→ **Given instruction**: Your copy should be exact, beginning at the line containing "Write a web" and ending at the line containing "705, 755, 810, 870, 935, 1000, 1065, 1122, 1105];", with both lines kept and every picture dropped.
** Start Extracted entries **
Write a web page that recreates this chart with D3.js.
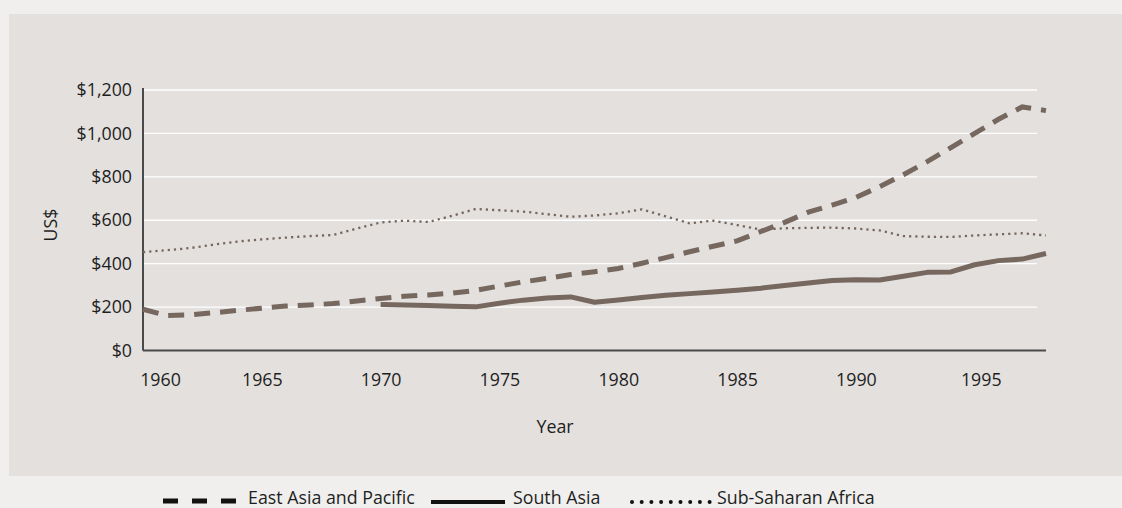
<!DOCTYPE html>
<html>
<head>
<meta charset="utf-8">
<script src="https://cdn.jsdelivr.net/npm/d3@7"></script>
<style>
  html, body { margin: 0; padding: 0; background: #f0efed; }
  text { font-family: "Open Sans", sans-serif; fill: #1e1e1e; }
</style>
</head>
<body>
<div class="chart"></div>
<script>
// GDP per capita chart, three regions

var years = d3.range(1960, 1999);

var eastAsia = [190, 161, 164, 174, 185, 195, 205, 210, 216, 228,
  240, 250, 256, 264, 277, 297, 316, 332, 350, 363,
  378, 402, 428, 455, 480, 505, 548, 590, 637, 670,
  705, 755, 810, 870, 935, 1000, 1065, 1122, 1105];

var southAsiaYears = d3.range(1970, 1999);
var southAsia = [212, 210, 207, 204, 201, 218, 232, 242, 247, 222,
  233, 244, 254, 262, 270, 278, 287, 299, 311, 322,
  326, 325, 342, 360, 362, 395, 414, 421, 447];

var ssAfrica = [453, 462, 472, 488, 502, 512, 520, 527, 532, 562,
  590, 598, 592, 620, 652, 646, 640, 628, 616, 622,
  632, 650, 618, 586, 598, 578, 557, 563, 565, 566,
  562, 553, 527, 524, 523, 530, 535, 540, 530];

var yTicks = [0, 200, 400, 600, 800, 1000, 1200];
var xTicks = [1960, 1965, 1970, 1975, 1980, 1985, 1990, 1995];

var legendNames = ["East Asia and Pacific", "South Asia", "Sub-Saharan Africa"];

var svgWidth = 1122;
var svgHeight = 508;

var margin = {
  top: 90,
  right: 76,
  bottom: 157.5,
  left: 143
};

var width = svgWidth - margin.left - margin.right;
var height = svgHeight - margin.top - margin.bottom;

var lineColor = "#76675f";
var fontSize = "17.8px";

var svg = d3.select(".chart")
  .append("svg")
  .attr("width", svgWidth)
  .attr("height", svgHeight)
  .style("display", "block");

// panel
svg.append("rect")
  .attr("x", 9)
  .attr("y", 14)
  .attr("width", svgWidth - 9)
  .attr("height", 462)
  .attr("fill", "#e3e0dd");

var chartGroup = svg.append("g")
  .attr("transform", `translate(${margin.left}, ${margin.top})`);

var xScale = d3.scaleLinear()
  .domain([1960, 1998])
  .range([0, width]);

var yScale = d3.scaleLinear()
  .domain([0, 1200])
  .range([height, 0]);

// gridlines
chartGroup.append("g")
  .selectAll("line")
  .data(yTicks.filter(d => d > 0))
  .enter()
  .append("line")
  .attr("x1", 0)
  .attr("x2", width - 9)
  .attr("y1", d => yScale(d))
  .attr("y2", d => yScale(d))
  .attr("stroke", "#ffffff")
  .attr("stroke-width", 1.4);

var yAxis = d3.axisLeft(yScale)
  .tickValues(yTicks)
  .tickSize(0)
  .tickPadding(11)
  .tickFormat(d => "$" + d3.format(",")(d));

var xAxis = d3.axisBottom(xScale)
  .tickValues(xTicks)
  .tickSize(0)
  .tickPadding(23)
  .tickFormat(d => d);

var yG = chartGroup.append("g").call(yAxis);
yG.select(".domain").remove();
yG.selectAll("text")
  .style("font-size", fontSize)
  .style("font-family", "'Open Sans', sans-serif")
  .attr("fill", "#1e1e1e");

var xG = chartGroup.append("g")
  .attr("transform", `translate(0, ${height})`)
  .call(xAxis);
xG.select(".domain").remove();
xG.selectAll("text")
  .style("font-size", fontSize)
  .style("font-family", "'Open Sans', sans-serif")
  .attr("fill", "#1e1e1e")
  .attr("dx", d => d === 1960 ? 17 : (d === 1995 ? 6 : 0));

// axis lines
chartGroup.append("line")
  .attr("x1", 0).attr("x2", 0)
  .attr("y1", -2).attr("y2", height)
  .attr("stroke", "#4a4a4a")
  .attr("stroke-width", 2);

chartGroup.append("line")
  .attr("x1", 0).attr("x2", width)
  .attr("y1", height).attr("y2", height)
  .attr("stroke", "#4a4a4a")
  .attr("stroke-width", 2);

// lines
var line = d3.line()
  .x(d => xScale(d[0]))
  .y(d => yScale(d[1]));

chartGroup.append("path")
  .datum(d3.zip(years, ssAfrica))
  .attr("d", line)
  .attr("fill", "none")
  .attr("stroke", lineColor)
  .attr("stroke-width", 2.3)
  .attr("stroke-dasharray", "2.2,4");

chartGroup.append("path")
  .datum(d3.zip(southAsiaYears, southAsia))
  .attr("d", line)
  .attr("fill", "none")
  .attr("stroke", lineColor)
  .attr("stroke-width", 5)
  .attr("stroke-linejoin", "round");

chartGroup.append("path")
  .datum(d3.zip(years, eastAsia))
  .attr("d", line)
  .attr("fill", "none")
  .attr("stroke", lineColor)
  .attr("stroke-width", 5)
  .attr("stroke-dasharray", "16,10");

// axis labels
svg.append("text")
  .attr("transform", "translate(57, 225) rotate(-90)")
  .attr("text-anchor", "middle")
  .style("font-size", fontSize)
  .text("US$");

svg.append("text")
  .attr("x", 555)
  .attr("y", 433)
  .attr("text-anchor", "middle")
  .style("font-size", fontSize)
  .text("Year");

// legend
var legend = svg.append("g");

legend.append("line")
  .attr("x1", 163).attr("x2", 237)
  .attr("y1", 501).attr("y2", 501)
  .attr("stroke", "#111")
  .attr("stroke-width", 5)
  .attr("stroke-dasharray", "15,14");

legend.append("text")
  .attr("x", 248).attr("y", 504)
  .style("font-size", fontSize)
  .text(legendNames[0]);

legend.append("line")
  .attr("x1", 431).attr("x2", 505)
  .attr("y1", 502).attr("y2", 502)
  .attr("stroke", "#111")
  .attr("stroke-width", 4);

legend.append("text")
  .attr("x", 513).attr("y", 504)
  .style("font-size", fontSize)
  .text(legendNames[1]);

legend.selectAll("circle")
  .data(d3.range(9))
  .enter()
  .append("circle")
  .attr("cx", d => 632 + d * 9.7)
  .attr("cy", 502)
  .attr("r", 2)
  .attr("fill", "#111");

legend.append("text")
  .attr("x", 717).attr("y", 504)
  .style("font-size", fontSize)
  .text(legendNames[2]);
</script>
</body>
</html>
** End Extracted entries **
** Start Extracted entries **
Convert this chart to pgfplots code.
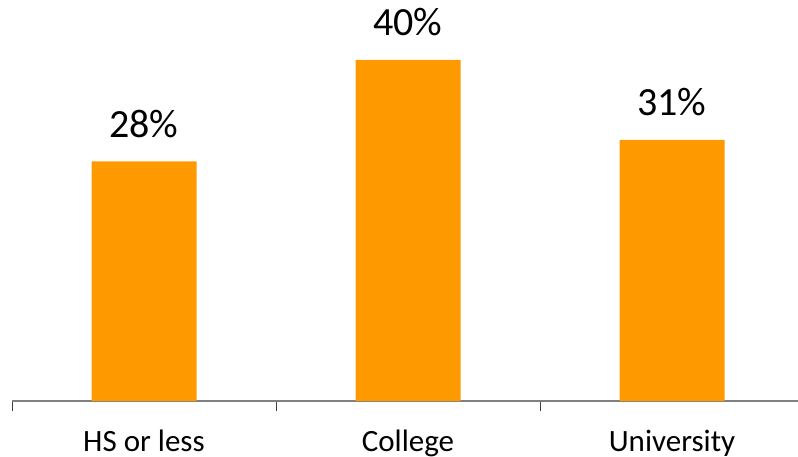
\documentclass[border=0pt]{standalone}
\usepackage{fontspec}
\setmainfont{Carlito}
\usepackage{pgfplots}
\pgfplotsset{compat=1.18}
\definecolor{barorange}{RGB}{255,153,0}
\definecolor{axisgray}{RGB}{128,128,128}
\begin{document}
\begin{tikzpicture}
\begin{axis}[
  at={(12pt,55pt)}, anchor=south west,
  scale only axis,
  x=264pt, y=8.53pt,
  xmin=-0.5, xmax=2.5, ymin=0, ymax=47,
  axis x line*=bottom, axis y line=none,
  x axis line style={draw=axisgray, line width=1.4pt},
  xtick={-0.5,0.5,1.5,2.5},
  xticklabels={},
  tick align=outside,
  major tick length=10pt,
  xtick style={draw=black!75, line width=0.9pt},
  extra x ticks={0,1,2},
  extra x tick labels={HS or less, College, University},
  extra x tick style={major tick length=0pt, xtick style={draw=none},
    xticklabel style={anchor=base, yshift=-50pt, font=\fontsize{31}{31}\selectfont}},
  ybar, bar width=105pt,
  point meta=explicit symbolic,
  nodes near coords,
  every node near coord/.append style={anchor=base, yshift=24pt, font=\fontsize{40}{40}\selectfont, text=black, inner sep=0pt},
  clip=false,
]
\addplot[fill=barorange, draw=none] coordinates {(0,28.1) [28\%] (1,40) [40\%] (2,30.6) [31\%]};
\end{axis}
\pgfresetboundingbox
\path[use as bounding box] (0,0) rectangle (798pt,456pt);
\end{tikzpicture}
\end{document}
** End Extracted entries **
** Start Extracted entries **
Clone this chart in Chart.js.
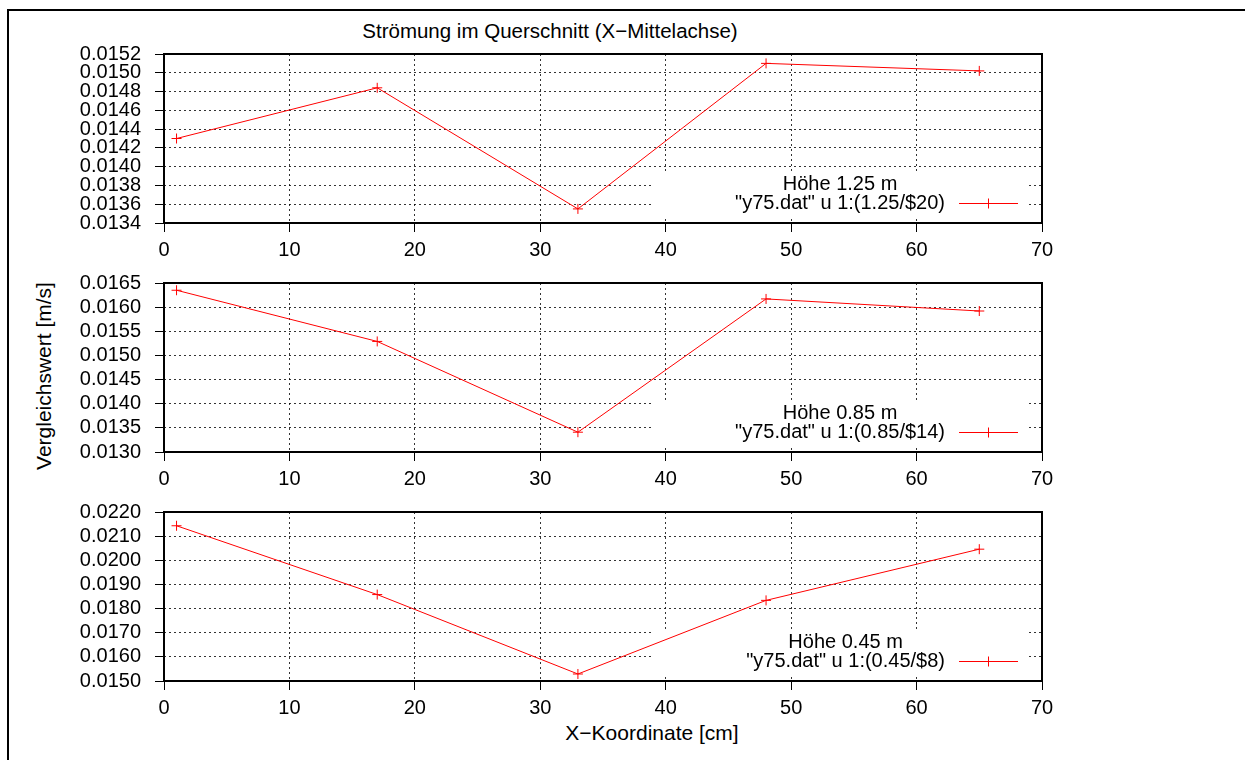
** End Extracted entries **
→ **Correct answer**:
Write a web page that recreates this chart with D3.js.
<!DOCTYPE html>
<html>
<head>
<meta charset="utf-8">
<script src="https://cdn.jsdelivr.net/npm/d3@7"></script>
<style>
  html, body { margin: 0; padding: 0; background: #f0efed; }
  text { font-family: "Open Sans", sans-serif; fill: #1e1e1e; }
</style>
</head>
<body>
<div class="chart"></div>
<script>
// GDP per capita chart, three regions

var years = d3.range(1960, 1999);

var eastAsia = [190, 161, 164, 174, 185, 195, 205, 210, 216, 228,
  240, 250, 256, 264, 277, 297, 316, 332, 350, 363,
  378, 402, 428, 455, 480, 505, 548, 590, 637, 670,
  705, 755, 810, 870, 935, 1000, 1065, 1122, 1105];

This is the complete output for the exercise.